Meet the Prankster Behind the Hoax N. Korea Twitter Feed That’s Playing the Media for Fools
With North Korea back in the Zeitgeist thanks to its maybe-connection to the Sony Studios hacking, a hoax Twitter feed purporting to be the “official news feed of Democratic Peoples Republic of Korea” is suckering media outlets with a depressing regularity.
@DPRK_News, which doesn’t explicitly boast its parody status but shows its hand in a steady stream of over-the-top tweets, has in the past week snookered Slate, Washington Post, Newsweek, and Fox host Greta van Susteren.
This week’s primary culprit tweet followed news Monday that the reclusive nation had experienced massive internet outages, perhaps at the hands of the U.S. in retaliation for the hacking:
Technology Minister Park Soong-Kwon announces massive breakthrough in DPRK internet technology, to be installed over next several days.
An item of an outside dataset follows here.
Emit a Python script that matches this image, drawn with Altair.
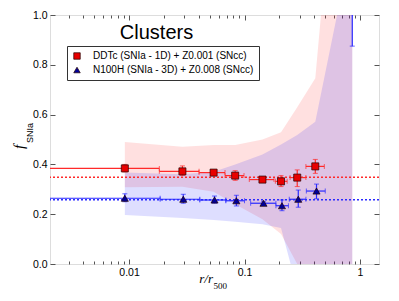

— DPRK News Service (@DPRK_News) December 22, 2014
Given the murky circumstances surrounding the outage, this might have been just the type of dissembling people expected from North Korea. The tweet snagged Washington Post and Slate, both of which took it for official propaganda. (Screenshots here.) The latter has since removed the tweet and appended a correction:
@DPRK_News is run by Patrick, a member of the libertarian blog Popehat, with some assists from a colleague. (Patrick didn’t want to give his last name.) He started it in 2009 and within days fooled a Norwegian news outlet into reporting North Korea was threatening war with Cyprus. Thinking things had gone far enough, Patrick shuttered the site, restarting it in 2013.
“It’s a combination of humor and gullibility,” Patrick wrote in an e-mail to Mediaite on the feed’s success. “Many of those who re-tweet it most often realize it’s a joke, and spread the joke. Others, not realizing it’s a joke, react or otherwise spread the flames.”
“One of the things that also helps is that actual communist propaganda, of the Stalinist variety, is so incredibly belligerent and self-congratulatory that it’s difficult to write something so outrageous as to trip an irony-meter,” he continued. “The Russians, especially under Stalin, used to write things of the sort we write all the time.”
After Greta van Susteren retweeted the account as apparent confirmation of her theory that North Korea had targeted Japanese interests in the Sony hack, Patrick pointed out that the site was not real. Van Susteren added a “some say this is a hoax account.” Patrick noted that the “some” in this case was the person running the account, and then offered proof:
2/ @greta TEN MINUTES IN THE FUTURE, I predict @DPRK_News will tweet: “U.S. Deputy President Biden derided as ignorant hornswoggler.”
— Santa Hat (@Popehat) December 20, 2014
U.S. Deputy President Biden derided as ignorant hornswoggler. pic.twitter.com/dXhA91ePCb
— DPRK News Service (@DPRK_News) December 20, 2014
The post is now gone from Van Susteren’s blog.
Patrick is often the one to point out the mistake to media outlets. “We have ourselves informed some of these of the parody. BuzzFeed and Newsweek were pretty gracious about it (i.e. – the authors laughed with us, after correcting),” Patrick wrote. “Others less so.”
The official news feed of Democratic Peoples Republic of Korea, on the other hand, has zero problem gloating over its alarming success yanking the media’s chain:
U.S. stooge newspaper Fox News withdraws slanders against Supreme Leader Kim Jong-Un. May all such dogs cower in shame!